HackMD - Collaborative Markdown Knowledge Base

## Algorithm Details for Ecne![](https://i.imgur.com/D0TQtes.png) ![](https://i.imgur.com/fY09S1U.png) ![](https://i.imgur.com/Dn6AG9h.png) The algorithm begins by finding instances of the trusted functions inside the input R1CS file, which allows us to turn the R1CS into _special constraints_ and _reduced constraints_. The reduced constraints are still in R1CS form (e.g. $z = x * y$, whereas the special constraints are in function form (i.e. $y_3 = f(y_1, y_2)$) Then, we apply a series of rules to the reduced constraints, and the special constraints whenever appropriate as well. The rules on reduced constraints are as follows.

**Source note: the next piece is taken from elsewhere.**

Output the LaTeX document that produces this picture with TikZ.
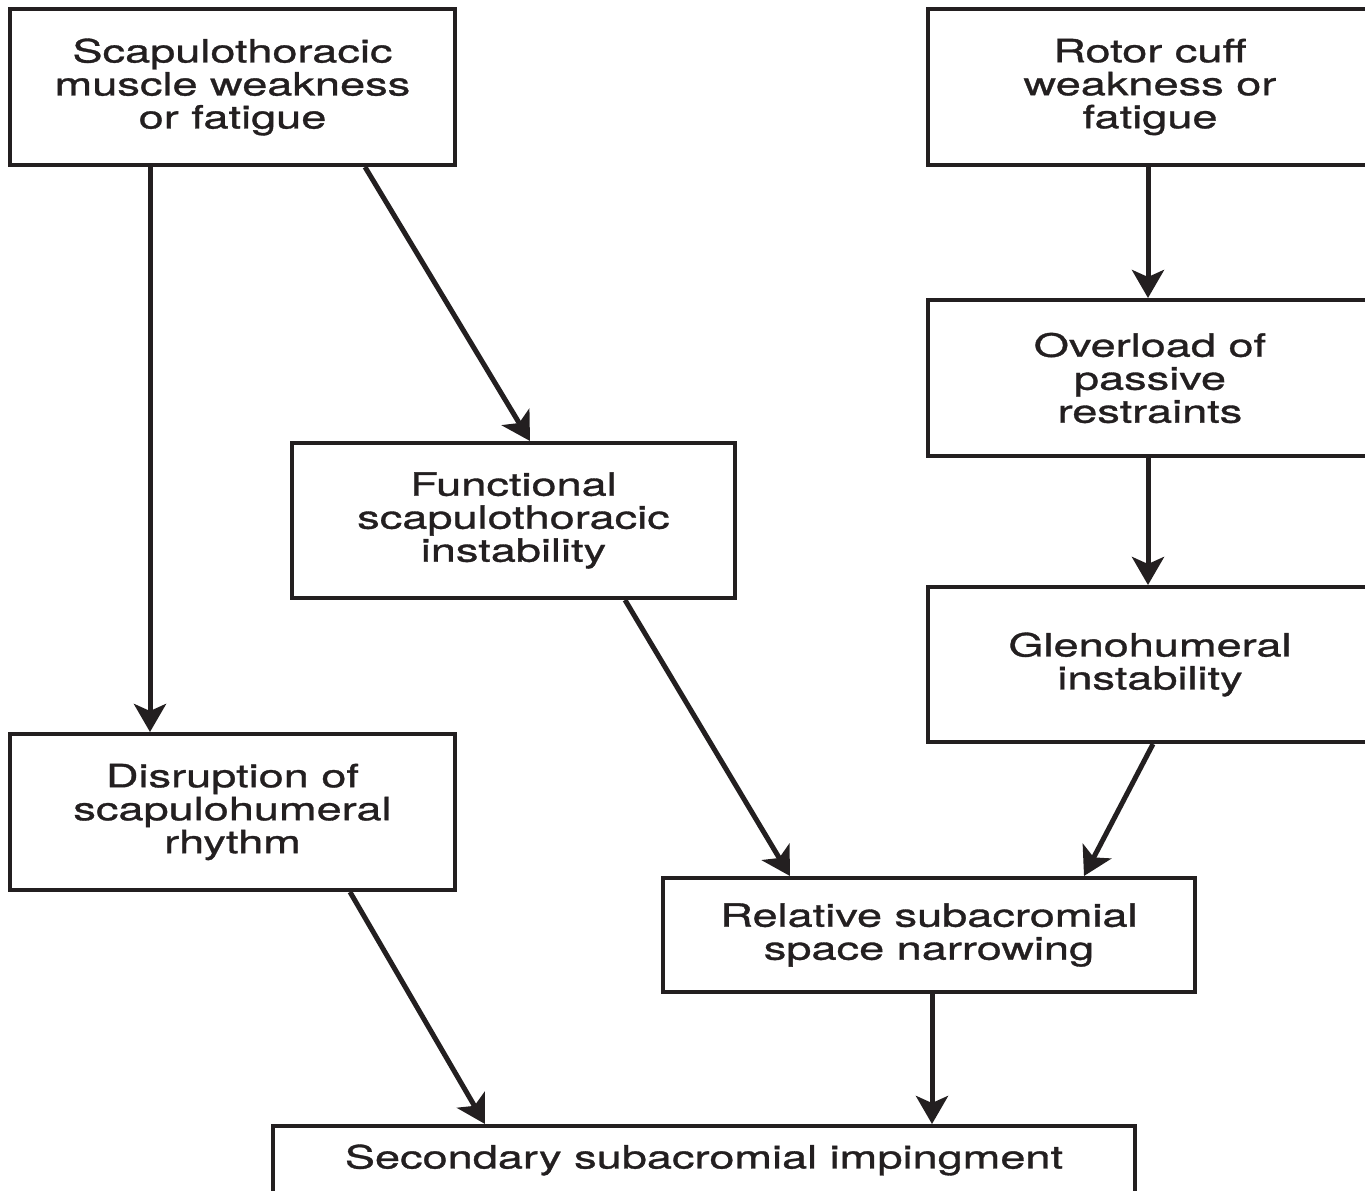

Remember that we are working over a finite field! - (Rule 1) If $cx = <unique>$, and $c \neq 0$ is a constant, then $x$ is also uniquely determined. - (Rule 2a) If $(x-a) * (x-b) = 0$, then $x = [a, b]$. Namely, if $\{a,b\} = \{0,1\}$, then $0 \le x \le 1$ as well. - (Rule 2b) If $a*x + b = 0$, then $x = -b/a$. - (Rule 3) If $z = 2^0 x_0 + 2^1 x_1 + \ldots + 2^n x_n$, and $x_0, x_1, ... x_n$ are all in $[0,1]$, then $z \in [0, 2^{n+1}]$. Furthermore, if $z$ is uniquely determined, so are $x_0, x_1, ... x_n$. - (Rule 4a) If $x = y$, then all properties from $x$ are copied to $y$. - (Rule 4b) If $1 = x + y$, and $x \in [0,1]$ (or $y \in [0,1]$), then the other variable is also in $[0,1]$. Furthermore, if $x$ is uniquely determined, $y$ is uniquely determined as well. - (Rule 5) If $z = x_0 + a_1 x_1 + \ldots + a_n x_n$, and $a_i \mid a_{i+1}$, and $x_i < a_{i+1} / a_i$ (and $x_n$ is less than $p / a_n - 1$, where $p$ is the prime of the finite field), then one can bound $z$ similarly to Rule 3, and if $z$ is uniquely determined, then $x_0, x_1, ... x_n$ are also uniquely determined. - (Rule 6) This is a rule called the AllButOneZero rule, and considers groups of variables, all but at most one of which are zero. It's best illustrated with an example. If $y_1$ is uniquely determined, and $x_1 * y_1 = 0$ $x_2 * (y_1 - 1) = 0$ $x_3 * (y_1 - 2) = 0$ $x_1 + x_2 + x_3 = z$ Then assuming that $z$ is uniquely determined as well, we can uniquely determine $x_1, x_2, x_3$. - (Rule 7) If $Ax = b$, where $A$ is a constant square matrix with nonzero determinant, and $b$ is a uniquely determined vector, then $x$ is uniquely determined as well. These deduction rules are implemented by maintaining information on each variable in the `VariableState` object.